Stored data =>
·····
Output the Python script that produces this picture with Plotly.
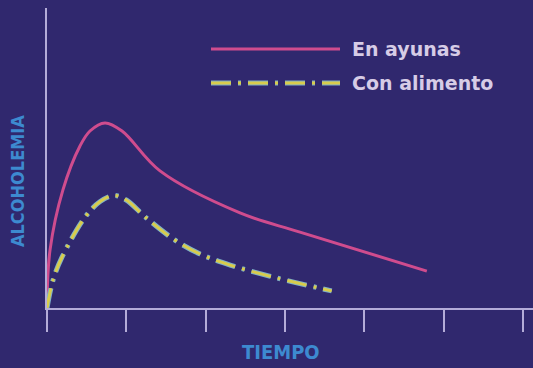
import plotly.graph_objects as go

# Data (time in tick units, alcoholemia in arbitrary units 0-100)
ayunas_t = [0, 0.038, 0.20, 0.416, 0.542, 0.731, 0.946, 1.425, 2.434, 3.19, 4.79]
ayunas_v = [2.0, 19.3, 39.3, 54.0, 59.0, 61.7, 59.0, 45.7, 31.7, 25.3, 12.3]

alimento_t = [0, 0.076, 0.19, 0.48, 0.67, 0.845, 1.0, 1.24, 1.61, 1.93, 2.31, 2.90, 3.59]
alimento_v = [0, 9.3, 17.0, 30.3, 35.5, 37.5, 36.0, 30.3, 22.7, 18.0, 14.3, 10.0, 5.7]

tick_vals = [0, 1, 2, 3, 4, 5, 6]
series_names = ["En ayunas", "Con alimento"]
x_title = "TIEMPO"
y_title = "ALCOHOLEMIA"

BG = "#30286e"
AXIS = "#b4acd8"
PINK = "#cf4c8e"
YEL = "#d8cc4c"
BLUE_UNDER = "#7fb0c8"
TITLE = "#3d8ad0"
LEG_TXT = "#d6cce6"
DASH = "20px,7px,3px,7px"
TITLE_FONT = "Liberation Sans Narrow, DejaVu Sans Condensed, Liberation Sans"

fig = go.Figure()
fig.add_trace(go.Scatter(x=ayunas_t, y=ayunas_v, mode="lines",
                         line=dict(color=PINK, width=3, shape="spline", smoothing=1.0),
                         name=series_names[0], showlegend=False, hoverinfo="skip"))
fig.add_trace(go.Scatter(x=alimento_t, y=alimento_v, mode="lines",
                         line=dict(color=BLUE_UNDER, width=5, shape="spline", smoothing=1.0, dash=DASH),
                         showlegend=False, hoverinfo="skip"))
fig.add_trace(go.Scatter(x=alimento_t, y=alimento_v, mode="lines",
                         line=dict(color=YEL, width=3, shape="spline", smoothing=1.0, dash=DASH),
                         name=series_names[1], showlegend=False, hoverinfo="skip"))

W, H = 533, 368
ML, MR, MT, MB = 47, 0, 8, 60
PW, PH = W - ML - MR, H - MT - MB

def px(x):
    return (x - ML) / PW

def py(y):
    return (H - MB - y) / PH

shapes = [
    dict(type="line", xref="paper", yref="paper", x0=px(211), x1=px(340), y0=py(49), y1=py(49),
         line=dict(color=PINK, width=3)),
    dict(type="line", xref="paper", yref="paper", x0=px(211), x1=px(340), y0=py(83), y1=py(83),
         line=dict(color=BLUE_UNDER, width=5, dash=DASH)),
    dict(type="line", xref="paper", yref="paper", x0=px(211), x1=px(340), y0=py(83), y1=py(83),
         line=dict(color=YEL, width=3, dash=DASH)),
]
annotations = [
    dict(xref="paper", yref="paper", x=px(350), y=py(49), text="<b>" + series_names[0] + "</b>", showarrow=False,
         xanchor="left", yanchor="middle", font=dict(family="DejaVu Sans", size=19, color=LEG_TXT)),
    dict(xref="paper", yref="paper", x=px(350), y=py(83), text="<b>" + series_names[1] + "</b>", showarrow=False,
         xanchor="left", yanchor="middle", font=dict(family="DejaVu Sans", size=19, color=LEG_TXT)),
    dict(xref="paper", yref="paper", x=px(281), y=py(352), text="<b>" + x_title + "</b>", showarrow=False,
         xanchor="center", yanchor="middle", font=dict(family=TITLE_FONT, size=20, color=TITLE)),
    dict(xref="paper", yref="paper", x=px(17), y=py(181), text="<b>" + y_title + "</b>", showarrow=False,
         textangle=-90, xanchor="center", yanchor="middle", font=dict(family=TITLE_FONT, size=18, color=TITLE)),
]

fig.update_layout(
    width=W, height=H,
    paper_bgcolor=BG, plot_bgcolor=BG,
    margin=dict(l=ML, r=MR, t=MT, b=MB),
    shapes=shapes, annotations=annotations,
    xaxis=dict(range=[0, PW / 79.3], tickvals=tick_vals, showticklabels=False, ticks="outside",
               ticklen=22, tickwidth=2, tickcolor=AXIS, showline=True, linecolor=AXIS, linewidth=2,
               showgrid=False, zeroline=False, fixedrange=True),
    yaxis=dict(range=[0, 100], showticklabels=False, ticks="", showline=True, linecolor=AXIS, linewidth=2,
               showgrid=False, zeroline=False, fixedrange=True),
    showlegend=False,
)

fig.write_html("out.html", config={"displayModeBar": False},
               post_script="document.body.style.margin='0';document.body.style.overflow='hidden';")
·····
Begin at the first line of the material and copy each line exactly through the one containing "Sans Narrow, DejaVu". Omit pictures.

Exercise response =>
Output the Python script that produces this picture with Plotly.
import plotly.graph_objects as go

# Data (time in tick units, alcoholemia in arbitrary units 0-100)
ayunas_t = [0, 0.038, 0.20, 0.416, 0.542, 0.731, 0.946, 1.425, 2.434, 3.19, 4.79]
ayunas_v = [2.0, 19.3, 39.3, 54.0, 59.0, 61.7, 59.0, 45.7, 31.7, 25.3, 12.3]

alimento_t = [0, 0.076, 0.19, 0.48, 0.67, 0.845, 1.0, 1.24, 1.61, 1.93, 2.31, 2.90, 3.59]
alimento_v = [0, 9.3, 17.0, 30.3, 35.5, 37.5, 36.0, 30.3, 22.7, 18.0, 14.3, 10.0, 5.7]

tick_vals = [0, 1, 2, 3, 4, 5, 6]
series_names = ["En ayunas", "Con alimento"]
x_title = "TIEMPO"
y_title = "ALCOHOLEMIA"

BG = "#30286e"
AXIS = "#b4acd8"
PINK = "#cf4c8e"
YEL = "#d8cc4c"
BLUE_UNDER = "#7fb0c8"
TITLE = "#3d8ad0"
LEG_TXT = "#d6cce6"
DASH = "20px,7px,3px,7px"
TITLE_FONT = "Liberation Sans Narrow, DejaVu Sans Condensed, Liberation Sans"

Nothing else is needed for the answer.